Every secret agency gets a secret base. The agency wouldn't be secret if it didn't had a secret base and even some old unconditioned administrative building is a secret base if nobody knows what happens there, there is a lot cover around it and such. It just so happens that it is an underground facility. Not the biggest one to be honest. Hangar is something about the size to fit an Osprey (which is one of the biggest "ships" in terms of a lenght in any direction that X-COM can get, probably), while rest of the facillities aren't too big either.
The best thing we have now is to think around those limitations by doing something fun (atleast for me), which is "plotting the story".
Its not like UN has that little faith in X-COM, even from the start. At the point where we take command over the organisation and forward, Council has basically only two plans for dealing with alien threat. One is X-COM and other MiB. Both with very different approach. X-COM had many predecessors who showed some progress, like Xenonauts and "Kira-kuy" (something like that with the name, I didn't recently play the mod).

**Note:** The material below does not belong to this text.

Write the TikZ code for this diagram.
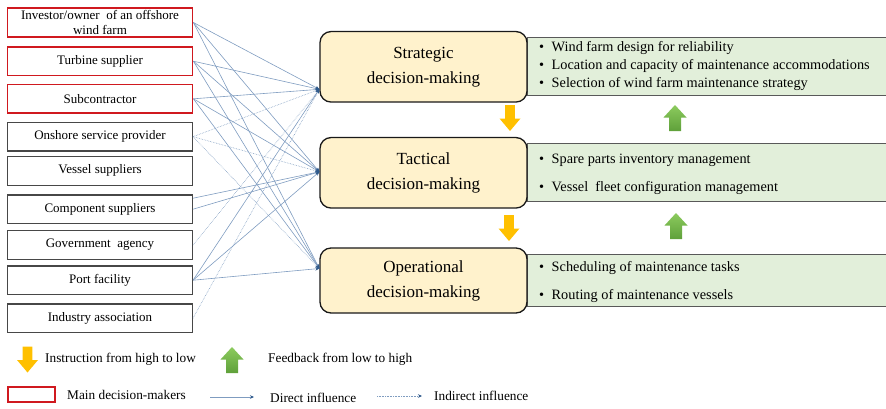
\documentclass[tikz,border=0pt]{standalone}
\usepackage{fontspec}
\setmainfont{Liberation Serif}
\usetikzlibrary{arrows.meta}
\definecolor{linkc}{HTML}{7F9CC0}
\definecolor{tipc}{HTML}{2F5A8C}
\definecolor{yfill}{HTML}{FFF2CC}
\definecolor{gfill}{HTML}{E2EFDA}
\definecolor{mainred}{HTML}{D0191F}
\definecolor{arrowy}{HTML}{FFC000}
\definecolor{arrowgt}{HTML}{8CCB5E}
\definecolor{arrowgb}{HTML}{5FA03A}
\begin{document}
\begin{tikzpicture}[x=1pt,y=-1pt,
  actor/.style={draw=black!72, line width=1.1pt, minimum width=185pt, minimum height=28.5pt,
    inner sep=0pt, align=center, font=\fontsize{13}{14.5}\selectfont},
  mainactor/.style={actor, draw=mainred, line width=1.8pt},
  level/.style={draw=black!90, line width=1.3pt, rounded corners=11pt, fill=yfill,
    minimum width=207pt, inner sep=0pt, align=center, font=\fontsize{17}{25}\selectfont},
  info/.style={draw=black!65, line width=1pt, fill=gfill},
  bul/.style={anchor=west, inner sep=0pt, font=\fontsize{14.3}{16}\selectfont},
  direct/.style={draw=linkc, line width=0.6pt, -{Stealth[length=4pt,width=3.5pt,color=tipc]}},
  indirect/.style={direct, densely dotted},
  legend/.style={anchor=west, inner sep=0pt, font=\fontsize{13.3}{15}\selectfont},
  dnarrow/.pic={\fill[arrowy] (-4.8,-13) -- (4.8,-13) -- (4.8,0.5) -- (10.5,0.5) -- (0,13) -- (-10.5,0.5) -- (-4.8,0.5) -- cycle;},
  uparrow/.pic={\shade[top color=arrowgt, bottom color=arrowgb] (0,-13) -- (11.5,-0.5) -- (6,-0.5) -- (6,13) -- (-6,13) -- (-6,-0.5) -- (-11.5,-0.5) -- cycle;}
]
\useasboundingbox (0,0) rectangle (886,408);

% left actors
\node[mainactor] (inv)  at (100,22.5)  {Investor/owner\ \ of an offshore\\wind farm};
\node[mainactor] (turb) at (100,61.2)  {Turbine supplier};
\node[mainactor] (sub)  at (100,98.8)  {Subcontractor};
\node[actor]     (ons)  at (100,136.7) {Onshore service provider};
\node[actor]     (ves)  at (100,170.8) {Vessel suppliers};
\node[actor]     (comp) at (100,209.2) {Component suppliers};
\node[actor]     (gov)  at (100,245)   {Government\ \ agency};
\node[actor]     (port) at (100,280.2) {Port facility};
\node[actor]     (ind)  at (100,318.2) {Industry association};

% green info boxes
\draw[info] (527,37.5) rectangle (892,95.5);
\draw[info] (527,143) rectangle (892,201);
\draw[info] (527,254.5) rectangle (892,306.5);

% decision levels
\node[level, minimum height=70.5pt] (S) at (423.5,66.8) {Strategic\\decision-making};
\node[level, minimum height=70.5pt] (T) at (423.5,172.8) {Tactical\\decision-making};
\node[level, minimum height=65pt]   (O) at (423.5,280.5) {Operational\\decision-making};

\coordinate (Sin) at ([yshift=-22.5pt]S.west);
\coordinate (Tin) at ([yshift=1pt]T.west);
\coordinate (Oin) at ([yshift=12pt]O.west);
\coordinate (comp2) at ([yshift=11pt]comp.east);

% bullets
\node[bul] (s1) at (539,48) {\textbullet\hspace{7.5pt}Wind farm design for reliability};
\node[bul] (s2) at (539,66) {\textbullet\hspace{7.5pt}Location and capacity of maintenance accommodations};
\node[bul] (s3) at (539,84) {\textbullet\hspace{7.5pt}Selection of wind farm maintenance strategy};
\node[bul] (t1) at (539,160) {\textbullet\hspace{7.5pt}Spare parts inventory management};
\node[bul] (t2) at (539,188) {\textbullet\hspace{7.5pt}Vessel\ \ fleet configuration management};
\node[bul] (o1) at (539,268) {\textbullet\hspace{7.5pt}Scheduling of maintenance tasks};
\node[bul] (o2) at (539,296) {\textbullet\hspace{7.5pt}Routing of maintenance vessels};

% connectors
\foreach \a in {inv,turb,sub,port}{
  \draw[direct] (\a.east) -- (Sin);
  \draw[direct] (\a.east) -- (Tin);
  \draw[direct] (\a.east) -- (Oin);
}
\draw[direct] (comp.east) -- (Tin);
\draw[direct] (comp2) -- (Tin);
\draw[indirect] (ons.east) -- (Sin);
\draw[indirect] (ons.east) -- (Tin);
\draw[indirect] (ons.east) -- (Oin);
\draw[indirect] (gov.east) -- (Sin);
\draw[indirect] (ind.east) -- (Sin);

% block arrows
\pic at (510,118) {dnarrow};
\pic at (509,228) {dnarrow};
\pic at (675,118) {uparrow};
\pic at (676,226) {uparrow};

% legend
\pic at (27.5,359.5) {dnarrow};
\node[legend] (lg1) at (45,359) {Instruction from high to low};
\pic at (232,360) {uparrow};
\node[legend] (lg2) at (268,359) {Feedback from low to high};
\node[draw=mainred, line width=1.8pt, minimum width=47pt, minimum height=15pt, inner sep=0pt] (lgmain) at (31.5,394.5) {};
\node[legend] (lg3) at (67,394.5) {Main decision-makers};
\coordinate (da) at (210,397);
\coordinate (db) at (254,397);
\draw[direct] (da) -- (db);
\node[legend] (lg4) at (270,398) {Direct influence};
\coordinate (ia) at (377,396);
\coordinate (ib) at (422,396);
\draw[indirect] (ia) -- (ib);
\node[legend] (lg5) at (434,396) {Indirect influence};
\end{tikzpicture}
\end{document}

All they require are proofs and to gain those proofs, X-COM had to have good enough conditions to start. One, fairly small underground base, few engineers and scientists aren't much, really. Every country in UN (and basically every country in the world, since X-COM can get base in every part of the world which might not be "cannonicaly" up to player's choice, but a predefined, while player gets to choose, or the player's character, the "Commander" might himself look forward to create such organisations and intentionally influence and "nudge" the things to create first base in a place he choosed) could realistically have such underground base, X-COM don't get much from the start, really.
Lack of weaponry on the start is already explained with cross-border tentions that not many goverments would like forgein agents bringing up (depending on each country politics) strictly non-civilian weaponry. Trough time, evidence gathered and such, the Council agrees to give X-COM bigger freedom, with explosives and machinegun licenses.
Seems reasonable. How one could think that a president/dictator/whatever of some country would react to being forced to allow several armed to the teeth agents to operate on his territory, killing and arresting "suspects" as they please? Then basically kidnapping those arrested and transporting them to the other part of the world of course.
I wouldn't really call the budget that small, since X-COM in the beginning is very small itself, two field agents, bunch of scientists and engineers, not much really.